Tim Taylor
- Born: 4 October 1982 (age 43) Derby, England
- Height: 1.80 m (5 ft 11 in)
- Weight: 91 kg (14 st 5 lb)

Rugby union career
- Position: Fly-half

Senior career
- Years: Team / Apps / (Points)
- Tasman Makos
- Crusaders
- Leicester Tigers
- Saracens
- Nottingham
- 2010-2014: Gloucester / 41 / (171)

= Tim Taylor (rugby union, born 1982) =

English rugby union player

Tim Taylor (born 4 October 1982 in Derby, England) is a former rugby union player who played at fly-half.

== Career ==
Taylor made his first appearance for Gloucester when he came off the bench against Worcester in the Anglo-Welsh Cup. A week later he started his first game against Harlequins at the Twickenham Stoop in the same competition and scored a try and a match winning conversion to send Gloucester into the semi-finals.
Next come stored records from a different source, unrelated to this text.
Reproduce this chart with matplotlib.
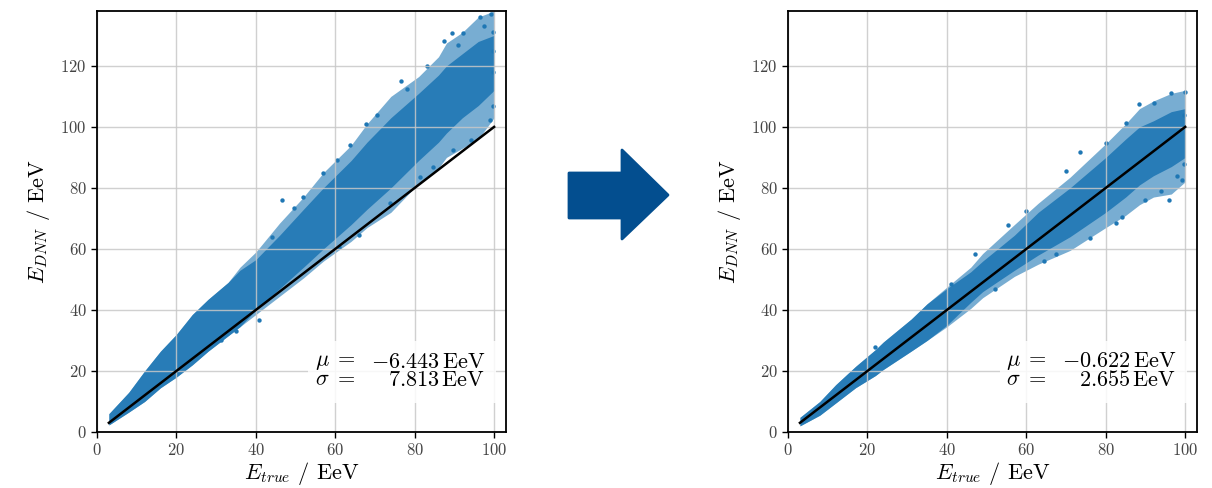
import matplotlib
matplotlib.use("Agg")
import matplotlib.pyplot as plt
from matplotlib.patches import Polygon, Rectangle

plt.rcParams['font.family'] = 'serif'
plt.rcParams['font.serif'] = ['cmr10']
plt.rcParams['mathtext.fontset'] = 'cm'
plt.rcParams['axes.formatter.use_mathtext'] = True

BLUE = '#1f77b4'

# --- before the correction: spread of E_DNN versus E_true ---
before_x = [3, 8, 12, 16, 20, 24, 28, 33, 36, 40, 46, 52, 57, 64, 68, 74, 81, 86, 88, 92, 96, 100]
before_hi = [6, 13, 20, 26.5, 32, 38.5, 43.5, 49, 54, 59, 68.5, 77, 85, 94, 101, 110, 116.5, 123, 127.5, 131, 136, 138]
before_lo = [2.3, 6.5, 10, 14.5, 18, 22, 26.5, 31.5, 34.5, 38.5, 44.5, 50.5, 56, 62.5, 67, 72, 81.5, 86.5, 90, 93, 96, 103]
before_core_hi = [6, 13, 20, 26.5, 32, 38.5, 43.5, 49, 53, 56.5, 64.5, 73, 80, 89, 95, 103, 111, 117, 120, 124, 128, 130]
before_core_lo = [2.3, 6.5, 10, 14.5, 18, 22, 26.5, 31.5, 34.5, 40, 47, 54, 60, 68, 73, 80, 89, 95, 98, 103, 107, 112]
before_dots_x = [40.8, 73.7, 46.5, 87.3, 89.3, 99.3, 96.4, 92.2, 81.3, 84.6, 89.7, 94.3, 98.9,
                 76.5, 63.6, 67.8, 56.9, 52.0, 99.6, 99.6, 99.6, 31.2, 35.0, 44.0, 49.5, 60.5,
                 70.5, 78.0, 83.0, 91.0, 97.5, 99.6, 61.0, 66.0]
before_dots_y = [36.7, 74.9, 76.0, 128.0, 130.7, 137.0, 136.0, 130.7, 83.6, 86.9, 92.4, 95.7, 102.3,
                 115.0, 94.0, 101.0, 84.8, 77.0, 107.0, 118.0, 125.0, 30.0, 33.0, 64.0, 73.5, 89.0,
                 104.0, 112.5, 120.0, 127.0, 133.0, 131.0, 60.5, 64.5]
before_mu = -6.443
before_sigma = 7.813

# --- after the correction ---
after_x = [3, 8, 12, 17, 22, 24, 31, 35, 40, 46, 49, 57, 63, 71, 80, 85, 88.5, 92, 96.5, 100]
after_hi = [4.8, 10, 15.5, 21.5, 27, 29.5, 37, 42, 47.5, 54, 58.5, 68, 75, 83.5, 94.5, 101, 106, 108.5, 111, 112]
after_lo = [2, 5.5, 9.5, 14.5, 18.5, 20.5, 26.5, 30, 34.5, 40.5, 44, 51, 55, 59.5, 67, 71, 74.5, 77, 78, 82]
after_core_hi = [4.8, 10, 15.5, 21.5, 27, 29.5, 37, 42, 47, 52.5, 56, 64.5, 72, 80, 90, 96, 100, 102, 105, 106]
after_core_lo = [2, 5.5, 9.5, 14.5, 18.5, 20.5, 26.5, 30, 35, 42.5, 46, 53, 58, 64, 72, 77, 81, 84, 87, 90]
after_dots_x = [73.4, 95.9, 99.2, 96.4, 100.0, 88.4, 92.2, 47.0, 21.9, 60.0, 55.5, 80.1, 85.2,
                84.2, 90.0, 67.4, 99.6, 99.6, 76.0, 82.5, 94.0, 98.0, 64.5, 70.0, 52.0, 41.0]
after_dots_y = [91.9, 76.2, 82.6, 111.2, 111.6, 107.4, 108.0, 58.5, 27.8, 72.5, 68.0, 94.6, 101.2,
                70.5, 76.0, 58.5, 88.0, 104.0, 63.5, 68.5, 79.0, 84.0, 56.0, 85.5, 47.0, 48.5]
after_mu = -0.622
after_sigma = 2.655

ticks = [0, 20, 40, 60, 80, 100]
yticks = [0, 20, 40, 60, 80, 100, 120]


def draw_panel(ax, x, lo, hi, core_lo, core_hi, dx, dy, mu, sigma):
    ax.fill_between(x, lo, hi, color=BLUE, alpha=0.6, lw=0, zorder=1)
    ax.fill_between(x, core_lo, core_hi, color=BLUE, alpha=0.9, lw=0, zorder=1.1)
    ax.scatter(dx, dy, s=10, color=BLUE, lw=0, zorder=1.2)
    ax.plot([3, 100], [3, 100], color='black', lw=1.8, zorder=3)

    ax.set_xlim(0, 103)
    ax.set_ylim(0, 138)
    ax.set_xticks(ticks)
    ax.set_yticks(yticks)
    ax.grid(True, color='#c8c8c8', lw=1.0, alpha=0.85, zorder=2.5)
    ax.set_axisbelow(False)
    ax.tick_params(labelsize=12, labelcolor='#444444', length=4.5, width=1, pad=3)
    for sp in ax.spines.values():
        sp.set_linewidth(1.3)
        sp.set_zorder(5)

    ax.set_xlabel(r'$E_{true}$ / EeV', fontsize=16, labelpad=1)
    ax.set_ylabel(r'$E_{DNN}$ / EeV', fontsize=16, labelpad=6)

    # white box behind the statistics
    ax.add_patch(Rectangle((0.517, 0.07), 0.458, 0.145, transform=ax.transAxes,
                           facecolor='white', edgecolor='none', alpha=0.85, zorder=4))
    ax.text(0.533, 0.110, '$\\mu\\;=$\n$\\sigma\\;=$', transform=ax.transAxes, fontsize=16,
            ha='left', va='baseline', linespacing=0.9, zorder=6)
    ax.text(0.949, 0.110, '$%.3f\\,\\mathrm{EeV}$\n$%.3f\\,\\mathrm{EeV}$' % (mu, sigma),
            transform=ax.transAxes, fontsize=16, ha='right', va='baseline',
            multialignment='right', linespacing=0.9, zorder=6)


fig = plt.figure(figsize=(12.12, 4.88), dpi=100)
ax1 = fig.add_axes([0.0800, 0.1148, 0.3375, 0.8627])
ax2 = fig.add_axes([0.6502, 0.1148, 0.3375, 0.8627])

draw_panel(ax1, before_x, before_lo, before_hi, before_core_lo, before_core_hi,
           before_dots_x, before_dots_y, before_mu, before_sigma)
draw_panel(ax2, after_x, after_lo, after_hi, after_core_lo, after_core_hi,
           after_dots_x, after_dots_y, after_mu, after_sigma)

# arrow between the two panels, outline given in pixels
W, H = 1212, 488
arrow_px = [(569, 173), (622, 173), (622, 150), (668, 195), (622, 239), (622, 218), (569, 218)]
arrow = Polygon([(px / W, 1 - py / H) for px, py in arrow_px], closed=True,
                transform=fig.transFigure, facecolor='#034e8f', edgecolor='#034e8f',
                lw=2, joinstyle='round')
fig.patches.append(arrow)

fig.savefig('out.png', dpi=100)
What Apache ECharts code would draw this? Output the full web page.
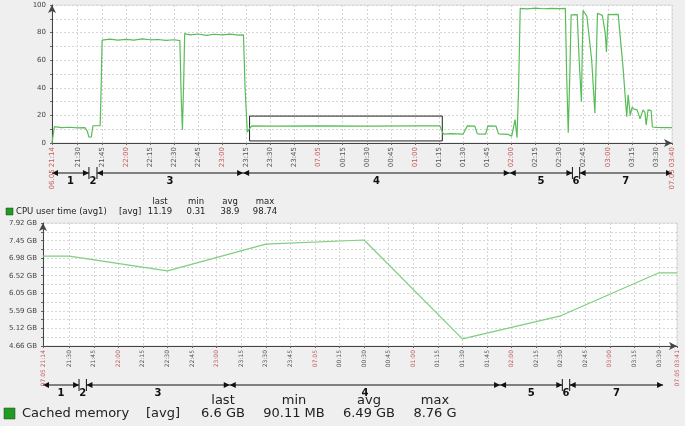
<!DOCTYPE html>
<html lang="en">
<head>
<meta charset="UTF-8">
<title>CPU user time / Cached memory</title>
<script src="https://cdn.jsdelivr.net/npm/echarts@6/dist/echarts.min.js"></script>
<style>
    html, body { margin: 0; padding: 0; background: #efefef; }
    #chart { width: 685px; height: 426px; }
</style>
</head>
<body>
<div id="chart"></div>
<script>
// time = minutes after 21:00 (06.05)
var cpuTime = [14, 15.5, 16.5, 20, 25, 30, 34.5, 36, 37, 38.5, 39.5, 44, 44.6, 45.2, 50, 55, 60, 65, 70, 75, 80, 85, 90,
    93.6, 94.4, 95.2, 96, 96.6, 100, 105, 110, 115, 120, 125, 130, 133.2, 134.2, 135.6, 137, 138.5, 150, 180, 210, 240,
    255.5, 256.5, 257.6, 262, 270, 271.2, 272.6, 277.2, 278.8, 284, 285.4, 290.4, 292, 298, 300.2, 302.3, 303.5, 304.5,
    305.5, 310, 315, 320, 325, 330, 333.6, 334.4, 335.4, 336.4, 337.2, 341, 342.2, 343.6, 344.6, 347, 350, 352, 353.6,
    356.6, 358.4, 359.2, 360.2, 366.5, 369.5, 371.8, 372.7, 374, 375.2, 376.4, 378.3, 380.1, 382, 383.2, 383.9, 385.1,
    387, 387.8, 390, 395, 400];
var cpuValue = [0, 11.8, 11.5, 11.2, 11.4, 10.9, 11.1, 8.5, 4.2, 4.5, 12.5, 12.6, 40, 74.5, 75.3, 74.6, 75.1, 74.5, 75.4, 74.8, 75, 74.3, 74.8,
    74.2, 35, 9.5, 45, 79.2, 78.4, 79, 78, 78.8, 78.3, 78.9, 78.2, 78.4, 40, 7.8, 10.5, 12.4, 12.3, 12.4, 12.3, 12.4,
    12.4, 11.5, 6.5, 6.8, 6.5, 7, 12.4, 12.3, 6.6, 6.5, 12.4, 12.3, 6.6, 6.2, 5, 17, 3.8, 40,
    97.5, 97.2, 97.7, 97.3, 97.6, 97.4, 97.5, 50, 7.5, 50, 92.8, 93, 60, 30, 96, 92, 60, 21.5, 94,
    92.5, 80, 66, 93, 93.2, 55, 19, 35, 20, 26, 24.5, 24, 17.5, 24, 22, 13, 24,
    23.5, 11.6, 11.3, 11.2, 11.19];

var memTime = [14, 30, 90, 150, 210, 270, 330, 390, 401];
var memValue = [7.04, 7.04, 6.65, 7.36, 7.47, 4.85, 5.46, 6.6, 6.6];

var cpuTicks = [14, 30, 45, 60, 75, 90, 105, 120, 135, 150, 165, 180, 195, 210, 225, 240, 255, 270, 285, 300, 315, 330, 345, 360, 375, 390, 400];
var cpuTickLabels = ['06.05 21:14', '21:30', '21:45', '22:00', '22:15', '22:30', '22:45', '23:00', '23:15', '23:30', '23:45', '07.05',
    '00:15', '00:30', '00:45', '01:00', '01:15', '01:30', '01:45', '02:00', '02:15', '02:30', '02:45', '03:00', '03:15', '03:30', '07.05 03:40'];
var memTicks = [14, 30, 45, 60, 75, 90, 105, 120, 135, 150, 165, 180, 195, 210, 225, 240, 255, 270, 285, 300, 315, 330, 345, 360, 375, 390, 401];
var memTickLabels = ['07.05 21:14', '21:30', '21:45', '22:00', '22:15', '22:30', '22:45', '23:00', '23:15', '23:30', '23:45', '07.05',
    '00:15', '00:30', '00:45', '01:00', '01:15', '01:30', '01:45', '02:00', '02:15', '02:30', '02:45', '03:00', '03:15', '03:30', '07.05 03:41'];

var cpuYLabels = [0, 20, 40, 60, 80, 100];
var memYLabels = [4.66, 5.12, 5.59, 6.05, 6.52, 6.98, 7.45, 7.92];
var memYGrid = [4.66, 4.893, 5.126, 5.359, 5.591, 5.824, 6.057, 6.29, 6.523, 6.756, 6.989, 7.221, 7.454, 7.687, 7.92];

// phases: start, end, label
var cpuPhases = [[14, 37, '1'], [37, 42, '2'], [42, 133, '3'], [133, 299, '4'], [299, 338, '5'], [338, 342.5, '6'], [342.5, 400, '7']];
var memPhases = [[14, 36, '1'], [36, 40.5, '2'], [40.5, 128, '3'], [128, 293, '4'], [293, 331, '5'], [331, 335.5, '6'], [335.5, 392.5, '7']];
var cpuBox = [137, 257, 1.5, 19.5];

var statNames = ['last', 'min', 'avg', 'max'];
var cpuStats = ['11.19', '0.31', '38.9', '98.74'];
var memStats = ['6.6 GB', '90.11 MB', '6.49 GB', '8.76 G'];

var FONT = 'DejaVu Sans';
var RED = '#c45a5a';
var GRID_LINE = { show: true, lineStyle: { color: '#d6d6d6', type: [2, 2], width: 1 } };

function pairs(xs, ys) {
    return xs.map(function (x, i) { return [x, ys[i]]; });
}

function timeLabel(ticks, labels) {
    return function (v) {
        for (var i = 0; i < ticks.length; i++) {
            if (Math.abs(ticks[i] - v) < 0.01) {
                var s = labels[i];
                return /\.|:00$/.test(s) ? '{r|' + s + '}' : s;
            }
        }
        return '';
    };
}

function xAxisFor(grid, ticks, labels, max, size) {
    return {
        type: 'value', gridIndex: grid, min: 14, max: max,
        axisLine: { show: true, lineStyle: { color: '#444' }, symbol: ['none', 'arrow'], symbolSize: [6, 8] },
        axisTick: { show: true, customValues: ticks, length: 2, lineStyle: { color: '#666' } },
        axisLabel: {
            customValues: ticks, rotate: 90, fontSize: size, fontFamily: FONT, color: '#555', margin: 4,
            formatter: timeLabel(ticks, labels),
            rich: { r: { color: RED, fontSize: size, fontFamily: FONT } }
        },
        splitLine: GRID_LINE
    };
}

var chart = echarts.init(document.getElementById('chart'));

var option = {
    animation: false,
    grid: [
        { left: 52, top: 5, width: 620, height: 138, show: true, backgroundColor: '#fff', borderColor: '#dcdcdc' },
        { left: 43, top: 223, width: 634, height: 123, show: true, backgroundColor: '#fff', borderColor: '#dcdcdc' }
    ],
    xAxis: [
        xAxisFor(0, cpuTicks, cpuTickLabels, 400, 7),
        xAxisFor(1, memTicks, memTickLabels, 401, 6)
    ],
    yAxis: [
        {
            type: 'value', gridIndex: 0, min: 0, max: 100, interval: 10,
            axisLine: { show: true, lineStyle: { color: '#444' }, symbol: ['none', 'arrow'], symbolSize: [6, 8] },
            axisTick: { show: true, length: 2, lineStyle: { color: '#666' } },
            axisLabel: { customValues: cpuYLabels, fontSize: 7, fontFamily: FONT, color: '#444', margin: 6 },
            splitLine: GRID_LINE
        },
        {
            type: 'value', gridIndex: 1, min: 4.66, max: 7.92,
            axisLine: { show: true, lineStyle: { color: '#444' }, symbol: ['none', 'arrow'], symbolSize: [6, 8] },
            axisTick: { show: true, customValues: memYGrid, length: 2, lineStyle: { color: '#666' } },
            axisLabel: {
                customValues: memYLabels, fontSize: 7, fontFamily: FONT, color: '#444', margin: 6,
                formatter: function (v) { return v.toFixed(2) + ' GB'; }
            },
            splitLine: GRID_LINE
        }
    ],
    series: [
        {
            name: 'CPU user time (avg1)', type: 'line', xAxisIndex: 0, yAxisIndex: 0,
            data: pairs(cpuTime, cpuValue), showSymbol: false,
            lineStyle: { color: '#58bc58', width: 1.2 },
            markArea: {
                silent: true,
                itemStyle: { color: 'rgba(0,0,0,0)', borderColor: '#222', borderWidth: 1 },
                data: [[{ coord: [cpuBox[0], cpuBox[2]] }, { coord: [cpuBox[1], cpuBox[3]] }]]
            }
        },
        {
            name: 'Cached memory', type: 'line', xAxisIndex: 1, yAxisIndex: 1,
            data: pairs(memTime, memValue), showSymbol: false,
            lineStyle: { color: '#7fcf7f', width: 1.2 }
        }
    ]
};
chart.setOption(option);

// phase arrows under each chart, placed through the x scale
function phaseGraphics(phases, axisIndex, y) {
    var els = [];
    var stroke = { stroke: '#111', lineWidth: 1 };
    phases.forEach(function (p) {
        var x1 = chart.convertToPixel({ xAxisIndex: axisIndex }, p[0]);
        var x2 = chart.convertToPixel({ xAxisIndex: axisIndex }, p[1]);
        if (x2 - x1 < 14) {
            els.push({ type: 'line', shape: { x1: x1, y1: y - 6, x2: x1, y2: y + 6 }, style: stroke });
            els.push({ type: 'line', shape: { x1: x2, y1: y - 6, x2: x2, y2: y + 6 }, style: stroke });
        } else {
            els.push({ type: 'line', shape: { x1: x1, y1: y, x2: x2, y2: y }, style: stroke });
            els.push({ type: 'polygon', shape: { points: [[x1, y], [x1 + 6, y - 3], [x1 + 6, y + 3]] }, style: { fill: '#111' } });
            els.push({ type: 'polygon', shape: { points: [[x2, y], [x2 - 6, y - 3], [x2 - 6, y + 3]] }, style: { fill: '#111' } });
        }
        els.push({
            type: 'text', x: (x1 + x2) / 2, y: y + 8,
            style: { text: p[2], fill: '#111', font: 'bold 10px "' + FONT + '"', align: 'center', verticalAlign: 'middle' }
        });
    });
    return els;
}

function legendGraphics(name, stats, opt) {
    var els = [];
    var font = opt.size + 'px "' + FONT + '"';
    els.push({ type: 'rect', shape: { x: opt.box[0], y: opt.box[1], width: opt.box[2], height: opt.box[2] },
        style: { fill: '#1e9e1e', stroke: '#333', lineWidth: 0.5 } });
    els.push({ type: 'text', x: opt.nameX, y: opt.y, style: { text: name, fill: '#222', font: font, verticalAlign: 'middle' } });
    els.push({ type: 'text', x: opt.avgX, y: opt.y, style: { text: '[avg]', fill: '#222', font: font, verticalAlign: 'middle' } });
    stats.forEach(function (s, i) {
        els.push({ type: 'text', x: opt.cols[i], y: opt.headY, style: { text: statNames[i], fill: '#222', font: font, align: 'center', verticalAlign: 'middle' } });
        els.push({ type: 'text', x: opt.cols[i], y: opt.y, style: { text: s, fill: '#222', font: font, align: 'center', verticalAlign: 'middle' } });
    });
    return els;
}

var graphics = []
    .concat(phaseGraphics(cpuPhases, 0, 173))
    .concat(phaseGraphics(memPhases, 1, 385))
    .concat(legendGraphics('CPU user time (avg1)', cpuStats,
        { size: 8.5, box: [6, 208, 7], nameX: 16, avgX: 119, y: 212, headY: 202, cols: [160, 196, 230, 265] }))
    .concat(legendGraphics('Cached memory', memStats,
        { size: 13, box: [4, 408, 11], nameX: 22, avgX: 146, y: 414, headY: 401, cols: [223, 294, 369, 435] }));

chart.setOption({ graphic: graphics });

window.onresize = function () {
    chart.resize();
};
</script>
</body>
</html>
Taylor initially signed on loan but after just three appearances he signed a two-year contract. Taylor went on to score one more try in a Guinness Premiership defeat away to Newcastle Falcons. In 2012, Taylor signed a two-year contract extension with Gloucester until the end of the 2013–14 season.

On 6 March 2014, Taylor announced retirement from rugby with immediate effect because of his long-term knee injuries. He remained with Gloucester as their new Kicking and Skills Coach.